[Entries with chart source code]

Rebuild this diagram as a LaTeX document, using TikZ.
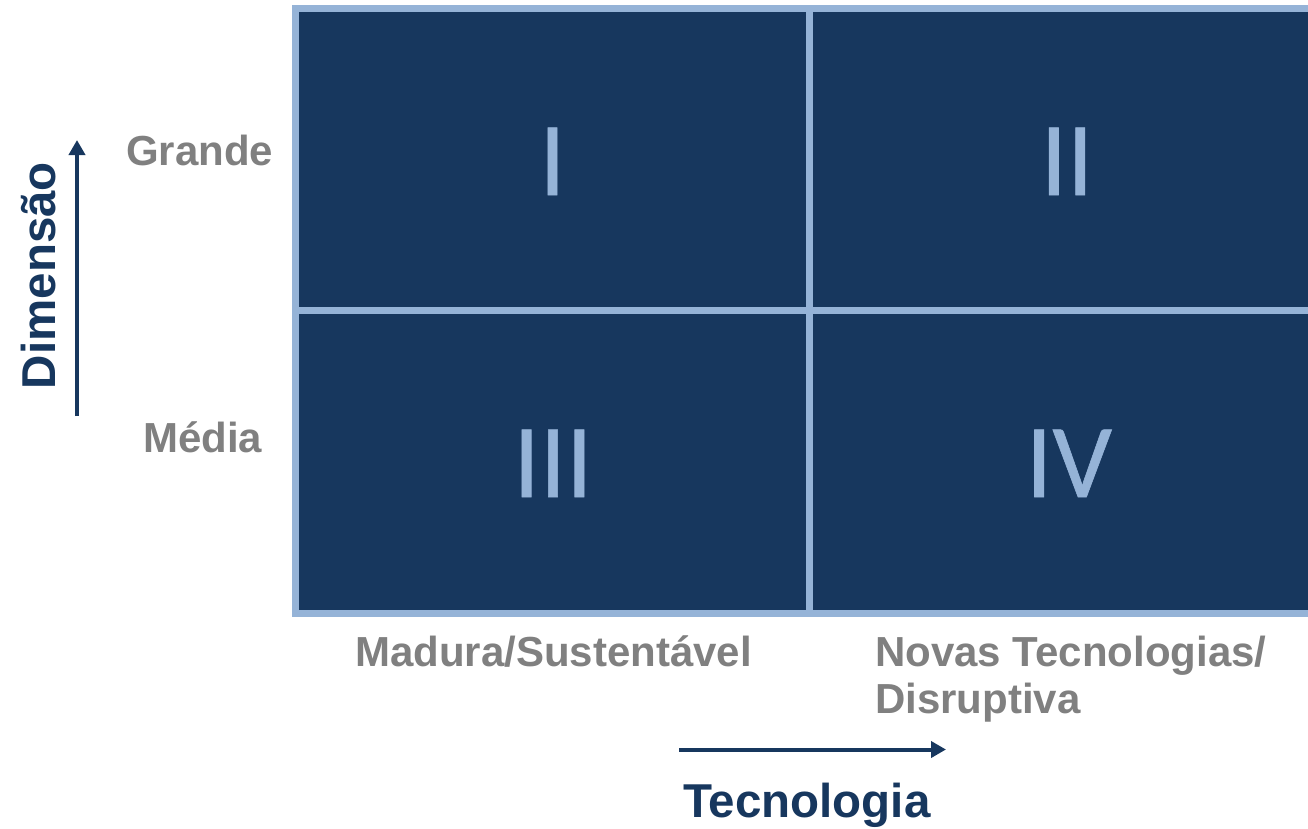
\documentclass[tikz,border=0pt]{standalone}
\usepackage{fontspec}
\setmainfont{Liberation Sans}
\newfontfamily\numfont[FakeBold=0.6]{Carlito}
\usetikzlibrary{arrows.meta}
\definecolor{darkblue}{HTML}{17375E}
\definecolor{lightblue}{HTML}{95B3D7}
\definecolor{labelgray}{HTML}{808080}
\tikzset{
  cell/.style={fill=darkblue, draw=lightblue, line width=7pt},
  numeral/.style={inner sep=0pt, anchor=base, text=lightblue, font=\numfont\fontsize{105}{110}\selectfont},
  graylabel/.style={inner sep=0pt, anchor=base west, text=labelgray, font=\bfseries\fontsize{42}{48}\selectfont},
  axislabel/.style={inner sep=0pt, text=darkblue, font=\bfseries\fontsize{47.5}{54}\selectfont},
  axisarrow/.style={draw=darkblue, line width=4pt, -{Triangle[length=15pt,width=16pt]}}
}
\begin{document}
\begin{tikzpicture}[x=1pt,y=-1pt]
\useasboundingbox (0,0) rectangle (1308,828);
\begin{scope}
\clip (0,0) rectangle (1308,828);
\draw[cell] (295.5,8.5) rectangle (1324,613);
\draw[draw=lightblue, line width=7pt] (809.5,8.5) -- (809.5,613);
\draw[draw=lightblue, line width=7pt] (295.5,310.5) -- (1324,310.5);
\end{scope}
% numerals
\node[numeral] (n1) at (552.5,195) {I};
\node[numeral] (n2) at (1067,195) {II};
\node[numeral] (n3) at (553,497) {III};
\node[numeral] (n4) at (1069,497) {IV};
% row labels
\node[graylabel] (grande) at (126,165) {Grande};
\node[graylabel] (media) at (143,452) {Média};
% column labels
\node[graylabel] (madura) at (355,666) {Madura/Sustentável};
\node[graylabel] (novas) at (875,666) {Novas Tecnologias/};
\node[graylabel] (disr) at (875,713) {Disruptiva};
% axes
\coordinate (vstart) at (77,416);
\coordinate (vend) at (77,140);
\draw[axisarrow] (vstart) -- (vend);
\coordinate (hstart) at (679,749.5);
\coordinate (hend) at (946,749.5);
\draw[axisarrow] (hstart) -- (hend);
\node[axislabel, anchor=base west] (tec) at (683,817) {Tecnologia};
\node[axislabel, anchor=base, rotate=90] (dim) at (55,275.5) {Dimensão};
\end{tikzpicture}
\end{document}
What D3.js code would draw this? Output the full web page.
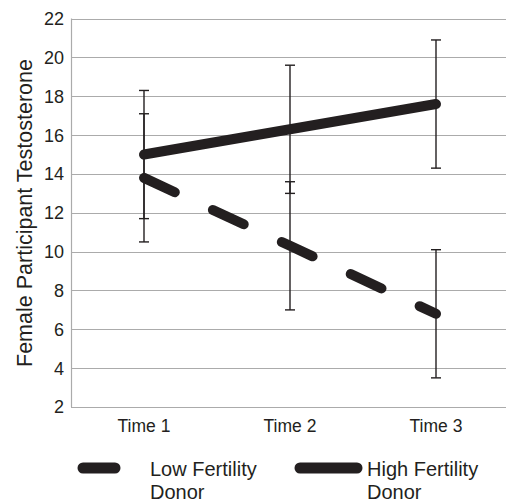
<!DOCTYPE html>
<html>
<head>
<meta charset="utf-8">
<script src="https://cdn.jsdelivr.net/npm/d3@7"></script>
<style>
  body { margin: 0; background: #fff; }
  svg { display: block; font-family: "Liberation Sans", Arial, sans-serif; }
</style>
</head>
<body>
<div id="chart"></div>
<script>
const times = ["Time 1", "Time 2", "Time 3"];
const lowFertility = [13.8, 10.3, 6.8];
const lowError = [3.3, 3.3, 3.3];
const highFertility = [15.0, 16.3, 17.6];
const highError = [3.3, 3.3, 3.3];
const yTicks = [2, 4, 6, 8, 10, 12, 14, 16, 18, 20, 22];

const width = 506;
const height = 502;
const ink = "#231f20";

const svg = d3.select("#chart")
  .append("svg")
  .attr("width", width)
  .attr("height", height);

const x = d3.scaleBand().domain(times).range([71, 509]);
const y = d3.scaleLinear().domain([2, 22]).range([407, 18.6]);
const cx = d => x(d) + x.bandwidth() / 2;

// grid
svg.append("g")
  .selectAll("line")
  .data(yTicks)
  .join("line")
  .attr("x1", 71)
  .attr("x2", 509)
  .attr("y1", d => Math.round(y(d)) + 0.5)
  .attr("y2", d => Math.round(y(d)) + 0.5)
  .attr("stroke", "#ababab")
  .attr("stroke-width", 1.2);

svg.append("line")
  .attr("x1", 71.5).attr("x2", 71.5)
  .attr("y1", y(22)).attr("y2", y(2))
  .attr("stroke", "#ababab")
  .attr("stroke-width", 1.2);

// y tick labels
svg.append("g")
  .selectAll("text")
  .data(yTicks)
  .join("text")
  .attr("x", 64)
  .attr("y", d => y(d))
  .attr("dy", "0.36em")
  .attr("text-anchor", "end")
  .attr("fill", ink)
  .style("font-size", "18px")
  .text(d => d);

// x tick labels
svg.append("g")
  .selectAll("text")
  .data(times)
  .join("text")
  .attr("x", cx)
  .attr("y", 432)
  .attr("text-anchor", "middle")
  .attr("fill", ink)
  .style("font-size", "17.5px")
  .text(d => d);

// axis title
svg.append("text")
  .attr("transform", "translate(32, 213) rotate(-90)")
  .attr("text-anchor", "middle")
  .attr("fill", ink)
  .style("font-size", "21.5px")
  .text("Female Participant Testosterone");

// error bars
function errorBars(vals, errs) {
  const g = svg.append("g").attr("stroke", ink).attr("stroke-width", 1.4);
  const rows = times.map((t, i) => ({ t, lo: vals[i] - errs[i], hi: vals[i] + errs[i] }));
  g.selectAll(".v").data(rows).join("line")
    .attr("x1", d => cx(d.t)).attr("x2", d => cx(d.t))
    .attr("y1", d => y(d.lo)).attr("y2", d => y(d.hi));
  g.selectAll(".hi").data(rows).join("line")
    .attr("x1", d => cx(d.t) - 5).attr("x2", d => cx(d.t) + 5)
    .attr("y1", d => y(d.hi)).attr("y2", d => y(d.hi));
  g.selectAll(".lo").data(rows).join("line")
    .attr("x1", d => cx(d.t) - 5).attr("x2", d => cx(d.t) + 5)
    .attr("y1", d => y(d.lo)).attr("y2", d => y(d.lo));
}
errorBars(highFertility, highError);
errorBars(lowFertility, lowError);

// lines
const line = d3.line()
  .x((d, i) => cx(times[i]))
  .y(d => y(d));

svg.append("path")
  .datum(highFertility)
  .attr("d", line)
  .attr("fill", "none")
  .attr("stroke", ink)
  .attr("stroke-width", 10)
  .attr("stroke-linecap", "round")
  .attr("stroke-linejoin", "round");

svg.append("path")
  .datum(lowFertility)
  .attr("d", line)
  .attr("fill", "none")
  .attr("stroke", ink)
  .attr("stroke-width", 10)
  .attr("stroke-linecap", "round")
  .attr("stroke-linejoin", "round")
  .attr("stroke-dasharray", "34 42");

// legend
const legend = svg.append("g");
legend.append("line")
  .attr("x1", 83).attr("x2", 115)
  .attr("y1", 468).attr("y2", 468)
  .attr("stroke", ink).attr("stroke-width", 11).attr("stroke-linecap", "round");
legend.append("line")
  .attr("x1", 300).attr("x2", 357)
  .attr("y1", 468).attr("y2", 468)
  .attr("stroke", ink).attr("stroke-width", 11).attr("stroke-linecap", "round");

const legendText = [
  { x: 150, lines: ["Low Fertility", "Donor"] },
  { x: 367, lines: ["High Fertility", "Donor"] }
];
legend.selectAll("text")
  .data(legendText)
  .join("text")
  .attr("fill", ink)
  .style("font-size", "20px")
  .selectAll("tspan")
  .data(d => d.lines.map(l => ({ x: d.x, l })))
  .join("tspan")
  .attr("x", d => d.x)
  .attr("y", (d, i) => 476 + i * 22.5)
  .text(d => d.l);
</script>
</body>
</html>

**Required task:**
Tally the lines in the entries above that hold the word "draw". Reply with nothing but that count.

**Written answer:**
8